Hace años, durante unos ejercicios espirituales, la orientadora nos invitó a contactar con nuestra vocación más profunda. Y yo escribí: "El Inefable me concude a ser 'qol ladabar', 'una voz de la Palabra'.
Lo soy. Y cada vez que lo soy, cada vez que sus Palabras me queman en los labios y me abrasan las entrañas reclamando ser pronunciadas, me siento transfigurada y convertida en mi mejor yo, en lo más puro y auténtico de mí. O quizá incluso en alguien distinto, más luminoso, casi radiante, más sabio.

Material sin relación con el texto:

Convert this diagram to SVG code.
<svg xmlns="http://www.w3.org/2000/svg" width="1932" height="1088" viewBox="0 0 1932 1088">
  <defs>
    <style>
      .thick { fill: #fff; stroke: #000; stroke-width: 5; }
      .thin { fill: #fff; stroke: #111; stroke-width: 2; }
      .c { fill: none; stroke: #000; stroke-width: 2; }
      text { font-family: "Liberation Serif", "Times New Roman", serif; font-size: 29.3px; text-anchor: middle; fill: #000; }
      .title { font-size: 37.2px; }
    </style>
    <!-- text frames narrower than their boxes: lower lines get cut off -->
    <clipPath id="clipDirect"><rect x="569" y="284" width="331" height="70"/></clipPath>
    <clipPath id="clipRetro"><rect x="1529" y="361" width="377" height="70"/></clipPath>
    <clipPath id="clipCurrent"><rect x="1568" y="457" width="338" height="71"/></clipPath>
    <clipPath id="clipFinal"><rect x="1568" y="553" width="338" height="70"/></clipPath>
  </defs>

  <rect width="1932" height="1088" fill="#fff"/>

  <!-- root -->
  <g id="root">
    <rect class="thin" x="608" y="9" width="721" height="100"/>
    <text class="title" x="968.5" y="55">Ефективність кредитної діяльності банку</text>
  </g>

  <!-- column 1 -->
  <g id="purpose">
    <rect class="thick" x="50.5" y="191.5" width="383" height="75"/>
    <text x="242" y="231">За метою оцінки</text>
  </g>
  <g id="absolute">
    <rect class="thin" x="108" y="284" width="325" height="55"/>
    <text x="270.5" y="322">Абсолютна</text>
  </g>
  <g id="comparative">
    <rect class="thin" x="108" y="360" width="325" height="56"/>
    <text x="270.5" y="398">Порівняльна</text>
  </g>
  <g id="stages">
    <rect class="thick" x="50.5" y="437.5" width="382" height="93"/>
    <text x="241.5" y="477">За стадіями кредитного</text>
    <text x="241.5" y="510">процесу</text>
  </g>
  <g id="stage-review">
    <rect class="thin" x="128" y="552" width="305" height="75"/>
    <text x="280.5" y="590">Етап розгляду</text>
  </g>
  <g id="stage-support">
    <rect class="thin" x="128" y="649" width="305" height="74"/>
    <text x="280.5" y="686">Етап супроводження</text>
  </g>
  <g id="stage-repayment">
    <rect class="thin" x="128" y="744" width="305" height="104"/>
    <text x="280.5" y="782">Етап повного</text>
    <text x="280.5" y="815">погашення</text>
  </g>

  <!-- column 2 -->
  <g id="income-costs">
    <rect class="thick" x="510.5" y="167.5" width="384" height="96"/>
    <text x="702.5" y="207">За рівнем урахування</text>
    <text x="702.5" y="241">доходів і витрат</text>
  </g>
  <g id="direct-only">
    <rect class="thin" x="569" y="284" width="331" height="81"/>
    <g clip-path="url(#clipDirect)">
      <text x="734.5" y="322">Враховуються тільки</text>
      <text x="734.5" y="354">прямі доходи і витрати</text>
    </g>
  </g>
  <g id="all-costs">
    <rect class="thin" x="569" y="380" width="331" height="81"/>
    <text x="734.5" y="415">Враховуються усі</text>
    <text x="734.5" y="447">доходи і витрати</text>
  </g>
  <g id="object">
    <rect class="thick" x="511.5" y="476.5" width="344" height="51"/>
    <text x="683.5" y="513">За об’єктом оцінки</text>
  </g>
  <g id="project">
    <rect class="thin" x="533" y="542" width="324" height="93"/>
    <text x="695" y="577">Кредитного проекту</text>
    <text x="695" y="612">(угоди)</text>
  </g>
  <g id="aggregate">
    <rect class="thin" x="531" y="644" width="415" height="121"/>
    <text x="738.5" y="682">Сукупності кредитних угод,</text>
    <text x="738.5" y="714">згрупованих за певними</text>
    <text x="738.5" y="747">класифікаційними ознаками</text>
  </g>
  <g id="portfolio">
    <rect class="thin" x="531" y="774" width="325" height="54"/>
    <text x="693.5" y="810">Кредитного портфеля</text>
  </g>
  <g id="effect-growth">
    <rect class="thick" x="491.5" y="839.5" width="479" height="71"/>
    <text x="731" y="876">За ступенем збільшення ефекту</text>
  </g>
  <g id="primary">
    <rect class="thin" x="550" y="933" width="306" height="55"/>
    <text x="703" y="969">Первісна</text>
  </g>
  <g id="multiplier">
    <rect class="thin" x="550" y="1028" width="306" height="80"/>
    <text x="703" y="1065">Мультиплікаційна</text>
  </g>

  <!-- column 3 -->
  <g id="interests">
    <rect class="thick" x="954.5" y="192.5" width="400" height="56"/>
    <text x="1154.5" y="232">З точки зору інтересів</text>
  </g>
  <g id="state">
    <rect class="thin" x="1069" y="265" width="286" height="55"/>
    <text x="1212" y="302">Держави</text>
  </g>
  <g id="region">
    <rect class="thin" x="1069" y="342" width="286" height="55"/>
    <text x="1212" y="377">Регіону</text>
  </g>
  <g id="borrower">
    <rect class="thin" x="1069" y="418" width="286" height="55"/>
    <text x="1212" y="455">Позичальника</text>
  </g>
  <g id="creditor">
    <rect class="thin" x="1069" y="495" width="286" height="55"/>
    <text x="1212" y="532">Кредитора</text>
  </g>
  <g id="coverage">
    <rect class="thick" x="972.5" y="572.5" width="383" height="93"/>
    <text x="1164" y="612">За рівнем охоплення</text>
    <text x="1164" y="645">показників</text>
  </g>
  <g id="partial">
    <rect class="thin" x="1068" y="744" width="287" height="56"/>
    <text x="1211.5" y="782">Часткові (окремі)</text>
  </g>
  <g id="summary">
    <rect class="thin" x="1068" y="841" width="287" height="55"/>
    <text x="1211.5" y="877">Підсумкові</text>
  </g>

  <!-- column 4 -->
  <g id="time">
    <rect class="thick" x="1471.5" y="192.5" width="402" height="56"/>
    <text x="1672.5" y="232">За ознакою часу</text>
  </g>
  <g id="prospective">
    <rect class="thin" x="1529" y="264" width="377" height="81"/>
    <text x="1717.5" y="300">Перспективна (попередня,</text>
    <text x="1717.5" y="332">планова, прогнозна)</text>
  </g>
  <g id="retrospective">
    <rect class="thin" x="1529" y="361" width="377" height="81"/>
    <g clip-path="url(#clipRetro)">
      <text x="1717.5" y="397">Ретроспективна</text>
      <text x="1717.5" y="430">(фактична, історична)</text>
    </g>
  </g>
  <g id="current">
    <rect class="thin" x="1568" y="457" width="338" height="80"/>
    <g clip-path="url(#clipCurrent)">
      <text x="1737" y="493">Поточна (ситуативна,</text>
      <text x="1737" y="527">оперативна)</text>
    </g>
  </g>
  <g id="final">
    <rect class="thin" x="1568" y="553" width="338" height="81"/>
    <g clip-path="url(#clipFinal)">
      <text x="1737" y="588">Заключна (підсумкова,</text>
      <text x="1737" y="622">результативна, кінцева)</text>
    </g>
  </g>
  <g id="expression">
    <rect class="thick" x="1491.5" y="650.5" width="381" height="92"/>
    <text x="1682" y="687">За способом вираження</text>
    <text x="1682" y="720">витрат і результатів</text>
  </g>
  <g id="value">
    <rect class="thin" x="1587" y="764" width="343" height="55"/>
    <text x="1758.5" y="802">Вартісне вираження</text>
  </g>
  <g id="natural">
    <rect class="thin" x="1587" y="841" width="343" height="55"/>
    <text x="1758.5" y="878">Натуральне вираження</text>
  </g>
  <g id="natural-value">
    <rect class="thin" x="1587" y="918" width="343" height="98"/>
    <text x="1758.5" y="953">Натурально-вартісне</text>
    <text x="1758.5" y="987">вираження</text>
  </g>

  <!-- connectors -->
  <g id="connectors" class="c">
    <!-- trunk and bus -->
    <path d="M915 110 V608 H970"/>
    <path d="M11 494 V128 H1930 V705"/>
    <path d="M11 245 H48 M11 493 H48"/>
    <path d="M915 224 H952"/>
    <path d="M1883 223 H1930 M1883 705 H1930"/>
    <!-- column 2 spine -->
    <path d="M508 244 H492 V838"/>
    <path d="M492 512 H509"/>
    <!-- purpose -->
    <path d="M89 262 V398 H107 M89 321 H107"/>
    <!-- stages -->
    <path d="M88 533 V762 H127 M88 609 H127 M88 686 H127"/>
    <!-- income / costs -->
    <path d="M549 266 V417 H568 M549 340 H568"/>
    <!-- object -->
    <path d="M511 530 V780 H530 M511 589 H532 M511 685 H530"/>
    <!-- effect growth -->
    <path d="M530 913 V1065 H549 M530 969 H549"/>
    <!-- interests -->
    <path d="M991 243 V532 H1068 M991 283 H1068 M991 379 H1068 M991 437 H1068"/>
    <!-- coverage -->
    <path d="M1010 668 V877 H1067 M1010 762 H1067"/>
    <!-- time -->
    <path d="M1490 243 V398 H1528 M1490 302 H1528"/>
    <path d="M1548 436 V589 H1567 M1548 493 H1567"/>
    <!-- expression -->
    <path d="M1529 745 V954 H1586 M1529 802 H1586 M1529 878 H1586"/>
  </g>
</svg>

Inevitablemente pienso en la experiencia de Jeremías:
"Yo decía: 'No volveré a recordarlo
ni hablaré más en su Nombre'.
Pero había en mi corazón algo así
como un fuego ardiente,
prendido en mis huesos,
y aunque yo trabajaba por ahogarlo,
no podía" (20,9).
Contar la Palabra de Dios es, para mí, una necesidad. Porque son historias y personajes dadores de sentido; estamos enraizados en ellos y generan nuestra identidad creyente. En ellos, nosotros buscamos y somos buscados, creemos, amamos y somos amados, oramos, somos perdonados, y somos agraciados con el don gratuito de la salvación, que es plenitud de vida para todo el que cree.
Necesito contar que no son personajes muertos, de ficción o ajenos a nosotros, sino que somos nosotros mismos haciendo camino; nosotros mismos ante Dios y haciendo camino con Dios.